The rooms face either the garden or the bay, and the difference matters. Bay-side, you wake up to the sound of small waves folding over themselves and the sight of Denarau Island sitting low on the horizon like it's not sure it wants to commit to being land. Garden-side, you wake up to roosters and the groundskeeper's radio playing Fijian gospel music at a volume that suggests he believes God is slightly hard of hearing. Both have their charm. The beds are firm, the air conditioning works with conviction, and the shower pressure is the kind of aggressive that makes you wonder if the plumbing has a personal grudge. There's a balcony with two plastic chairs and a small table that's exactly the right size for a beer and a book and nothing else.

The private beach is the thing the resort gets quietly right. It's not a postcard beach — the sand is coarse and grey-brown, the water is warm and murky at the edges during low tide — but it's yours in the way that matters. No vendors. No jet skis. A few kayaks stacked under a tree. At sunset, the staff sometimes light a small fire and someone brings out a guitar, and it feels less like a resort activity and more like something that would happen anyway whether you were paying to be here or not.

The beach isn't a postcard, but at sunset with a fire going and someone's guitar, it doesn't need to be.

Food is better than it needs to be. The buffet breakfast is enormous and slightly chaotic — eggs cooked to order, fresh papaya, roti with dhal, a waffle station that draws a line of kids like a magnet — and the à la carte restaurant does a kokoda, the Fijian ceviche with coconut cream, that's sharp and clean and gone before you remember to take a photo. Walk ten minutes up Nadi Bay Road and you'll find Ed's Bar, a concrete-floored local spot where the lovo platter — slow-cooked pork and taro wrapped in banana leaves — costs next to nothing and tastes like the earth it was buried in. The staff at reception will tell you about it if you ask, which is a good sign.

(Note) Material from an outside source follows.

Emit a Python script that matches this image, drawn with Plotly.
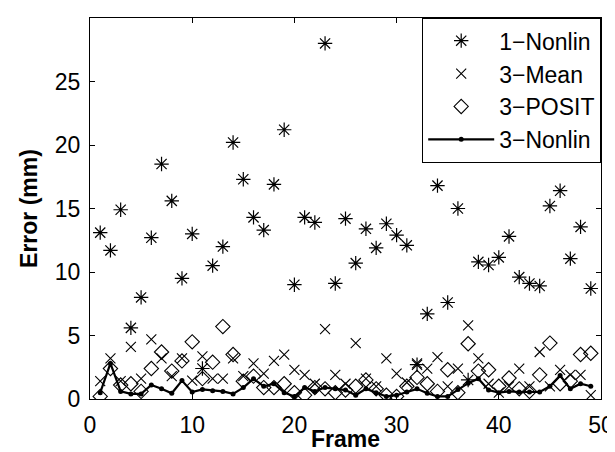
import plotly.graph_objects as go

frames = list(range(1, 50))

nonlin1 = [13.1, 11.7, 14.9, 5.6, 8.0, 12.7, 18.5, 15.6, 9.5, 13.0,
           2.4, 10.5, 12.0, 20.2, 17.3, 14.3, 13.3, 16.9, 21.2, 9.0,
           14.3, 13.9, 28.0, 9.1, 14.2, 10.7, 13.4, 11.9, 13.8, 12.9,
           12.1, 2.7, 6.7, 16.8, 7.6, 15.0, 1.5, 10.8, 10.55, 11.15,
           12.8, 9.6, 9.1, 8.9, 15.2, 16.4, 11.05, 13.55, 8.7]

mean3 = [1.4, 3.2, 1.4, 4.1, 1.6, 4.7, 3.2, 1.8, 3.2, 1.45,
         3.35, 1.6, 1.6, 3.2, 1.8, 2.8, 2.0, 3.0, 3.5, 2.3,
         1.9, 1.2, 5.5, 1.9, 1.2, 4.4, 1.6, 1.0, 3.2, 2.0,
         1.3, 2.8, 2.4, 3.3, 1.0, 2.4, 5.8, 3.2, 1.2, 0.5,
         1.0, 2.4, 1.0, 3.7, 1.0, 2.3, 1.9, 1.9, 0.3]

posit3 = [0.2, 2.4, 1.1, 1.2, 0.6, 2.4, 3.7, 2.2, 3.0, 4.5,
          1.6, 2.9, 5.7, 3.5, 1.4, 1.8, 0.9, 0.9, 1.2, 0.5,
          0.3, 0.9, 0.8, 0.5, 0.7, 1.0, 1.5, 0.8, 0.3, 0.2,
          1.0, 1.7, 1.2, 0.6, 2.3, 0.5, 4.35, 2.2, 2.3, 1.0,
          1.65, 0.8, 0.6, 1.9, 4.4, 1.2, 1.4, 3.5, 3.6]

nonlin3 = [0.5, 2.8, 0.6, 0.4, 0.4, 1.1, 0.8, 0.45, 1.45, 0.55,
           0.75, 0.65, 0.6, 0.4, 0.9, 1.6, 1.0, 1.2, 0.5, 0.2,
           0.9, 0.6, 0.9, 0.8, 0.7, 0.3, 0.8, 0.5, 0.2, 0.3,
           0.55, 0.8, 0.45, 0.2, 0.2, 0.75, 1.25, 1.6, 0.7, 0.5,
           0.6, 0.55, 0.55, 0.55, 1.0, 1.85, 0.8, 1.2, 1.0]

x_ticks = [0, 10, 20, 30, 40, 50]
y_ticks = [0, 5, 10, 15, 20, 25]

FONT = "Liberation Sans, Arial, Helvetica, sans-serif"
FS = 23

fig = go.Figure()
fig.add_trace(go.Scatter(x=frames, y=nonlin1, mode="markers", name="1\u2212Nonlin",
                         marker=dict(symbol="asterisk-open", size=12, color="black",
                                     line=dict(width=1.2, color="black"))))
fig.add_trace(go.Scatter(x=frames, y=mean3, mode="markers", name="3\u2212Mean",
                         marker=dict(symbol="x-thin-open", size=10, color="black",
                                     line=dict(width=1.1, color="black"))))
fig.add_trace(go.Scatter(x=frames, y=posit3, mode="markers", name="3\u2212POSIT",
                         marker=dict(symbol="diamond-open", size=11, color="black",
                                     line=dict(width=1.1, color="black"))))
fig.add_trace(go.Scatter(x=frames, y=nonlin3, mode="lines+markers", name="3\u2212Nonlin",
                         line=dict(color="black", width=2.2),
                         marker=dict(symbol="circle", size=5, color="black")))

fig.update_layout(
    width=615, height=452,
    margin=dict(l=82, r=17, t=9, b=61),
    paper_bgcolor="white", plot_bgcolor="white",
    font=dict(family=FONT, size=FS, color="black"),
    showlegend=True,
    legend=dict(x=1, y=1, xanchor="right", yanchor="top",
                bordercolor="black", borderwidth=1.2, bgcolor="white",
                font=dict(size=FS), tracegroupgap=0, itemwidth=66),
    xaxis=dict(range=[0, 50], tickvals=x_ticks, ticks="inside", ticklen=5,
               showline=True, linecolor="black", linewidth=1.2, mirror="ticks",
               showgrid=False, zeroline=False, tickcolor="black",
               ticklabelstandoff=5),
    yaxis=dict(range=[0, 30], tickvals=y_ticks, ticks="inside", ticklen=5,
               showline=True, linecolor="black", linewidth=1.2, mirror="ticks",
               showgrid=False, zeroline=False, tickcolor="black",
               ticklabelstandoff=4,
               title=dict(text="<b>Error (mm)</b>", standoff=10, font=dict(size=FS))),
    annotations=[dict(text="<b>Frame</b>", xref="paper", yref="paper", x=0.5, y=0,
                      xanchor="center", yanchor="middle", yshift=-40,
                      showarrow=False, font=dict(size=FS))],
)

fig.write_html("out.html")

The honest thing: the Wi-Fi works in the lobby and near the pool but develops a philosophical objection to connectivity somewhere between your room door and your bed. If you need to be online, sit at the bar. If you don't, congratulations, the resort has solved your problem by accident. Also, the walls between rooms aren't thick. You will learn things about your neighbors' alarm preferences and their feelings about sunburn.

Walking out the door

On the way back to the airport, the same sugarcane fields line the road, but you notice the mountains behind them now — dark green, cloud-caught, closer than you thought. The driver this time is quieter. He points at a small Hindu temple set back from the road, painted turquoise, surrounded by marigolds. "My wife goes there," he says, and then says nothing else. The airport is loud and air-conditioned and smells like duty-free vanilla. You can still taste the coconut cream.

Rooms at the Crowne Plaza Fiji Nadi Bay start around $127 a night, which buys you that aggressive shower, a balcony built for one beer, and the kind of proximity to the airport that means you can land and be poolside inside half an hour — a small miracle when you've been flying for twelve.